Despite the foregoing, it is also contemplated that aspects in which users selectively block the use of, or access to, personal information data. That is, the present disclosure contemplates that hardware and/or software elements can be provided to prevent or block access to such personal information data. For example, such as in the case with health and fitness data, the present technology can be configured to allow users to select to “opt in” or “opt out” of participation in the collection of personal information data during registration for services or anytime thereafter. In addition to providing “opt in” and “opt out” options, it is contemplated that providing notifications relating to the access or use of personal information. For instance, a user may be notified upon downloading an app that their personal information data will be accessed and then reminded again just before personal information data is accessed by the app.

Moreover, it is the intent of the present disclosure that personal information data should be managed and handled in a way to minimize risks of unintentional or unauthorized access or use. Risk can be minimized by limiting the collection of data and deleting data once it is no longer needed. In addition, and when applicable, including in certain health related applications, data de-identification can be used to protect a user's privacy. De-identification may be facilitated, when appropriate, by removing identifiers, controlling the amount or specificity of data stored (e.g., collecting location data at city level rather than at an address level), controlling how data is stored (e.g., aggregating data across users), and/or other methods such as differential privacy.
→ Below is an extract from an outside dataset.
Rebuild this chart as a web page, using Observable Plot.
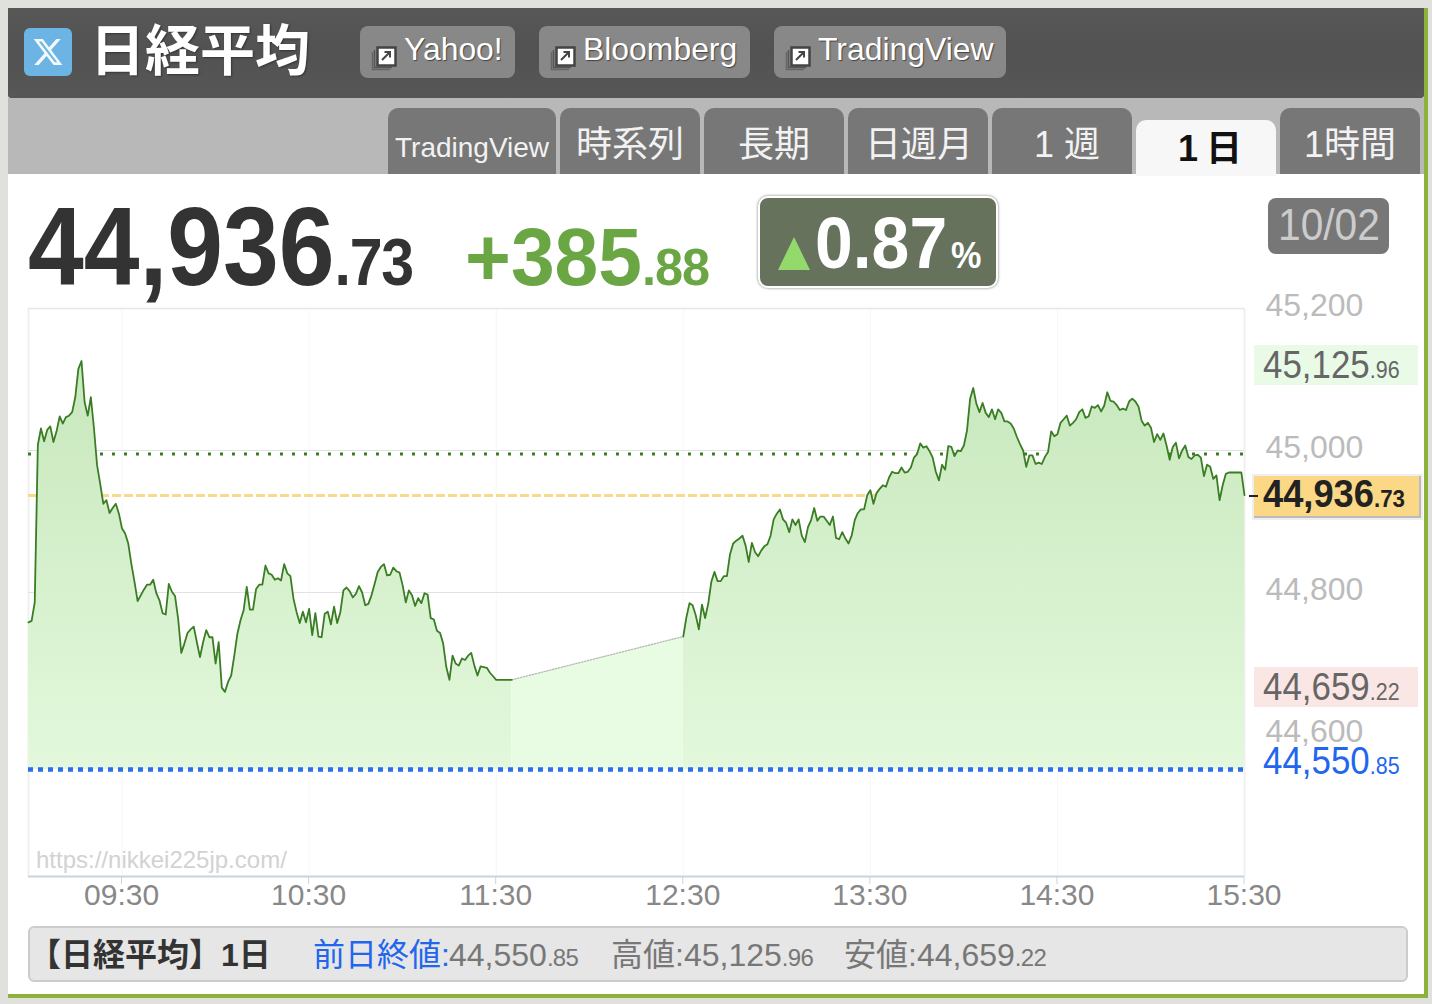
<!DOCTYPE html>
<html lang="ja">
<head>
<meta charset="utf-8">
<title>日経平均 1日</title>
<script src="https://cdn.jsdelivr.net/npm/d3@7"></script>
<script src="https://cdn.jsdelivr.net/npm/@observablehq/plot@0.6"></script>
<style>
html,body{margin:0;padding:0;width:1432px;height:1004px;overflow:hidden;background:#e0e0dc;font-family:"Liberation Sans","Noto Sans CJK JP",sans-serif}
.a{position:absolute;box-sizing:border-box}
.t{position:absolute;white-space:nowrap;line-height:1.2;transform-origin:left center}
</style>
</head>
<body>
<div id="page"></div>
<script>
// ---- data ----
const morningPrices = [
44758,44760,44786,45008,45031,45013,45029,45034,45012,45027,
45048,45038,45047,45049,45054,45075,45115,45126,45068,45049,
45075,45031,44979,44953,44925,44930,44912,44919,44925,44911,
44890,44883,44869,44840,44815,44788,44796,44804,44811,44811,
44818,44799,44789,44771,44769,44812,44801,44795,44763,44715,
44728,44743,44748,44752,44730,44709,44730,44747,44737,44737,
44700,44730,44666,44660,44674,44683,44711,44742,44761,44775,
44808,44776,44776,44805,44811,44811,44838,44827,44825,44818,
44820,44817,
44840,44827,44823,44791,44772,44757,44773,44758,44777,44740,
44771,44738,44737,44770,44773,44755,44780,44757,44772,44803,
44807,44802,44793,44798,44809,44800,44782,44784,44796,44812,
44829,44836,44840,44824,44825,44835,44830,44828,44810,44786,
44803,44796,44781,44792,44785,44799,44797,44764,44762,44746,
44743,44728,44695,44677,44711,44700,44697,44707,44705,44711,
44715,44697,44683,44696,44695,44694,44687,44682,
44677,44677,44677,44677,44677,44677];
const afternoonPrices = [
44738,44765,44785,44782,44768,44748,44783,44764,44784,44815,
44829,44816,44816,44823,44823,44854,44869,44873,44876,44880,
44866,44843,44870,44857,44851,44859,44865,44868,44880,44903,
44911,44917,44903,44898,44885,44903,44895,44903,44880,44871,
44892,44902,44919,44901,44907,44907,44901,44895,44907,44877,
44875,44885,44876,44869,44880,44902,44912,44917,44917,44937,44944,
44925,44940,44946,44951,44949,44962,44970,44968,44968,44976,
44969,44970,44976,44990,44995,45010,45004,45006,44999,44990,
44970,44958,44980,44973,45006,45005,44992,45000,44999,45007,
45028,45073,45088,45066,45054,45067,45053,45047,45058,45044,
45058,45053,45041,45041,45038,45031,45019,45009,45000,44977,
44993,44993,44981,44983,44981,44991,44998,45027,45020,45023,45039,
45044,45049,45035,45039,45044,45054,45058,45046,45048,45062,
45060,45064,45055,45063,45082,45070,45069,45064,45057,45059,
45057,45069,45073,45069,45062,45042,45035,45039,45032,45012,
45023,45015,45024,45007,44987,45005,45011,44989,45000,45007,
44991,44988,44993,44994,44990,44964,44980,44977,44960,44965,
44930,44951,44967,44969,44969,44969,44969,44969,44937];
const previousClose = 44550.85;
const dayHigh = 45125.96;
const dayLow = 44659.22;
const lastPrice = 44936.73;
const greenDotted = 44995;
const priceTicks = [45200,45000,44800,44600];
const gridPrices = [45000,44800];
const hourLabels = ["09:30","10:30","11:30","12:30","13:30","14:30","15:30"];
const tabNames = ["TradingView","時系列","長期","日週月","1 週","1日","1時間"];
const linkNames = ["Yahoo!","Bloomberg","TradingView"];

// ---- helpers ----
const at = (hhmm, plus = 0) => {
  const [h, m] = hhmm.split(":").map(Number);
  return new Date(Date.UTC(2025, 9, 2, h, m + plus));
};
const morning = morningPrices.map((price, i) => ({time: at("09:00", i), price}));
const afternoon = afternoonPrices.map((price, i) => ({time: at("12:30", i), price}));
const lunch = [morning[morning.length - 1], afternoon[0]];
const hourTicks = hourLabels.map(s => at(s));

const page = document.getElementById("page");
function box(x, y, w, h, css = "") {
  const d = document.createElement("div");
  d.className = "a";
  d.style.cssText = `left:${x}px;top:${y}px;width:${w}px;height:${h}px;${css}`;
  page.appendChild(d);
  return d;
}
// text with an exact baseline; parts = [text, size, css]; sx narrows the glyphs
function put(x, base, parts, sx = 1) {
  const d = document.createElement("div");
  d.className = "t";
  d.style.cssText = `left:${x}px;top:0;`;
  for (const [text, size, css = ""] of parts) {
    const s = document.createElement("span");
    s.textContent = text;
    s.style.cssText = `font-size:${size}px;${css}`;
    d.appendChild(s);
  }
  const strut = document.createElement("span");
  strut.style.cssText = "display:inline-block;width:0;height:0";
  d.appendChild(strut);
  page.appendChild(d);
  d.style.top = (base - strut.getBoundingClientRect().bottom) + "px";
  if (sx !== 1) d.style.transform = `scaleX(${sx})`;
  return d;
}

// ---- page furniture ----
box(8, 98, 1416, 76, "background:#b8b8b8");
box(8, 174, 1416, 820, "background:#fff");
box(8, 8, 1416, 90, "background:linear-gradient(#575757,#525252 50%,#575757);border-radius:0 0 3px 3px");
box(1424, 8, 4, 990, "background:#8cb23c");
box(8, 994, 1420, 4, "background:#8cb23c");

// X icon
const xIcon = box(24, 28, 48, 48, "background:#6cb4e4;border-radius:6px");
xIcon.innerHTML = `<svg width="48" height="48" viewBox="-6 -6 36 36"><path fill="#fff" fill-opacity=".92" d="M18.244 2.25h3.308l-7.227 8.26 8.502 11.24H16.17l-5.214-6.817L4.99 21.75H1.68l7.73-8.835L1.254 2.25H8.08l4.713 6.231zm-1.161 17.52h1.833L7.084 4.126H5.117z"/></svg>`;
put(90, 70, [["日経平均", 55, "font-weight:700;color:#fff;text-shadow:1px 1px 2px #333"]]);

// link buttons
[[360,155,404],[539,211,583],[774,232,818]].forEach(([x,w,tx], i) => {
  box(x, 26, w, 52, "background:#888;border-radius:8px");
  const ic = box(x + 11, 44, 26, 28, "");
  ic.innerHTML = `<svg width="26" height="28"><path d="M1.5 8V25.5H19" fill="none" stroke="#666" stroke-width="1.5"/><path d="M3.5 6V23.5H21" fill="none" stroke="#555" stroke-width="1.5"/><rect x="6.5" y="3.5" width="18" height="18" fill="#fff" stroke="#444" stroke-width="2.5"/><path d="M11 16L19 8M13.5 8H19V13.5" fill="none" stroke="#444" stroke-width="2"/></svg>`;
  put(tx, 60, [[linkNames[i], 31.9, "color:#fff;text-shadow:1px 1px 1px #444"]]);
});

// tabs
const tabX = [388,560,704,848,992,1136,1280];
const tabW = [168,140,140,140,140,140,140];
const tabTextX = [395,576,738,865,1034,1178,1304];
tabNames.forEach((name, i) => {
  const active = name === "1日";
  box(tabX[i], active ? 120 : 108, tabW[i], active ? 56 : 66,
    `background:${active ? "#f7f7f7" : "#777"};border-radius:10px 10px 0 0`);
  const size = i === 0 ? 28 : 36;
  put(tabTextX[i], active ? 161 : 157, [[name, size,
    active ? "color:#111;font-weight:700;letter-spacing:8px" : "color:#f2f2f2"]]);
});

// headline figures
put(28, 285, [["44,936", 112, "font-weight:700;color:#333"],
              [".73", 66, "font-weight:700;color:#333;letter-spacing:-1.5px"]], .895);
put(465, 285, [["+385", 81, "font-weight:700;color:#6aa644"],
               [".88", 52, "font-weight:700;color:#6aa644;letter-spacing:-1px"]], .97);
box(758, 196, 240, 92, "background:#66725c;border:2px solid #fff;border-radius:10px;box-shadow:0 0 3px #777");
box(778, 237, 32, 33, "background:#94d96c;clip-path:polygon(50% 0,100% 100%,0 100%)");
put(815, 268, [["0.87", 73, "font-weight:700;color:#fff"]], .93);
put(951, 268, [["%", 36, "font-weight:700;color:#fff"]], .95);
box(1268, 198, 121, 56, "background:#777;border-radius:8px");
put(1278, 240, [["10/02", 44, "color:#ccc"]], .925);

// ---- chart ----
const defs = () => {
  const g = d3.create("svg:defs");
  const lg = g.append("linearGradient").attr("id", "dayFill")
    .attr("gradientUnits", "userSpaceOnUse")
    .attr("x1", 0).attr("x2", 0).attr("y1", 361).attr("y2", 769);
  lg.append("stop").attr("offset", "0%").attr("stop-color", "#c8e8bd");
  lg.append("stop").attr("offset", "100%").attr("stop-color", "#e3f8dc");
  return g.node();
};
const areaOpts = {x: "time", y1: () => previousClose, y2: "price"};
const chart = Plot.plot({
  width: 1432,
  height: 1004,
  marginLeft: 28,
  marginRight: 188,
  marginTop: 308,
  marginBottom: 128,
  x: {type: "utc", domain: [at("09:00"), at("15:30")]},
  y: {domain: [44400, 45200]},
  style: {background: "transparent", fontFamily: '"Liberation Sans",sans-serif', overflow: "visible"},
  marks: [
    defs,
    Plot.ruleX(hourTicks, {stroke: "#f7f7f7", strokeWidth: 1}),
    Plot.ruleX([at("09:00")], {stroke: "#f0f0f0", strokeWidth: 2}),
    Plot.ruleX([at("15:30")], {stroke: "#f0f0f0", strokeWidth: 2}),
    Plot.ruleY([45200], {stroke: "#e6e6e6", strokeWidth: 1.5}),
    Plot.ruleY(gridPrices, {stroke: "#e2e2e2", strokeWidth: 1}),
    Plot.ruleY([greenDotted], {stroke: "#3a7d24", strokeWidth: 3, strokeDasharray: "3,9"}),
    Plot.ruleY([lastPrice], {stroke: "#fbd98a", strokeWidth: 3, strokeDasharray: "9,3"}),
    Plot.areaY(morning, {...areaOpts, fill: "url(#dayFill)"}),
    Plot.areaY(lunch, {...areaOpts, fill: "#e8fce4"}),
    Plot.areaY(afternoon, {...areaOpts, fill: "url(#dayFill)"}),
    Plot.lineY(lunch, {x: "time", y: "price", stroke: "#b5b5b5", strokeWidth: 1.2, strokeDasharray: "1.5,1.5"}),
    Plot.lineY(morning, {x: "time", y: "price", stroke: "#3a7d24", strokeWidth: 1.8, strokeLinejoin: "round"}),
    Plot.lineY(afternoon, {x: "time", y: "price", stroke: "#3a7d24", strokeWidth: 1.8, strokeLinejoin: "round"}),
    Plot.ruleY([previousClose], {stroke: "#2a6ef0", strokeWidth: 4.5, strokeDasharray: "5,5"}),
    Plot.ruleY([44400], {stroke: "#c6d4e2", strokeWidth: 2}),
    Plot.axisX({
      ticks: hourTicks,
      tickFormat: d3.utcFormat("%H:%M"),
      tickSize: 8,
      tickPadding: -1,
      dx: -0.5,
      stroke: "#c6d4e2",
      fill: "#888",
      fontSize: 30,
      label: null
    }),
    Plot.axisY({
      anchor: "right",
      ticks: priceTicks,
      tickFormat: d3.format(","),
      tickSize: 0,
      tickPadding: 21,
      textAnchor: "start",
      fill: "#bbb",
      fontSize: 32,
      dy: -3,
      label: null
    })
  ]
});
chart.style.position = "absolute";
chart.style.left = "0";
chart.style.top = "0";
page.appendChild(chart);

// watermark
put(36, 868, [["https://nikkei225jp.com/", 24, "color:#d2d2d2"]]);

// side value labels
const fmt = v => {
  const [i, d] = v.toFixed(2).split(".");
  return [d3.format(",")(+i), "." + d];
};
function sideLabel(v, base, bg, rect, color, weight = 400, sx = .895) {
  if (bg) box(rect[0], rect[1], rect[2], rect[3], bg);
  const [a, b] = fmt(v);
  put(1263, base, [[a, 39, `color:${color};font-weight:${weight}`],
                   [b, 24, `color:${color};font-weight:${weight}`]], sx);
}
sideLabel(dayHigh, 378, "background:#e9fbe6", [1254,345,164,40], "#666");
sideLabel(dayLow, 700, "background:#fbe6e6", [1254,667,164,40], "#666");
sideLabel(previousClose, 774, null, null, "#2266ee");
sideLabel(lastPrice, 507, "background:#fbd885;border-right:2px solid #bbb;border-bottom:2px solid #bbb;box-shadow:0 0 0 2px #eee",
  [1254,476,167,42], "#222", 700, .93);
box(1249, 495, 9, 2, "background:#222");

// footer
box(28, 926, 1380, 56, "background:#e6e6e6;border:2px solid #ccc;border-radius:6px");
const grey = "color:#777";
const greySmall = "color:#777;letter-spacing:-.7px";
put(29, 966, [["【日経平均】1日", 32, "font-weight:700;color:#333"]]);
put(313, 966, [["前日終値:", 32, "color:#2266ee"]]);
const footerValue = (x, name, v, nameCss) => {
  const [a, b] = fmt(v);
  put(x, 966, [[name, 32, nameCss], [a, 32, grey], [b, 24, greySmall]]);
};
footerValue(449, "", previousClose, grey);
footerValue(611, "高値:", dayHigh, grey);
footerValue(844, "安値:", dayLow, grey);
</script>
</body>
</html>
Therefore, although the present disclosure broadly covers use of personal information data to implement one or more various disclosed aspects, the present disclosure also contemplates that the various aspects can also be implemented without the need for accessing such personal information data. That is, the various aspects of the present technology are not rendered inoperable due to the lack of all or a portion of such personal information data. For example, content can be selected and delivered to users based on aggregated non-personal information data or a bare minimum amount of personal information, such as the content being handled only on the user's device or other non-personal information available to the content delivery services.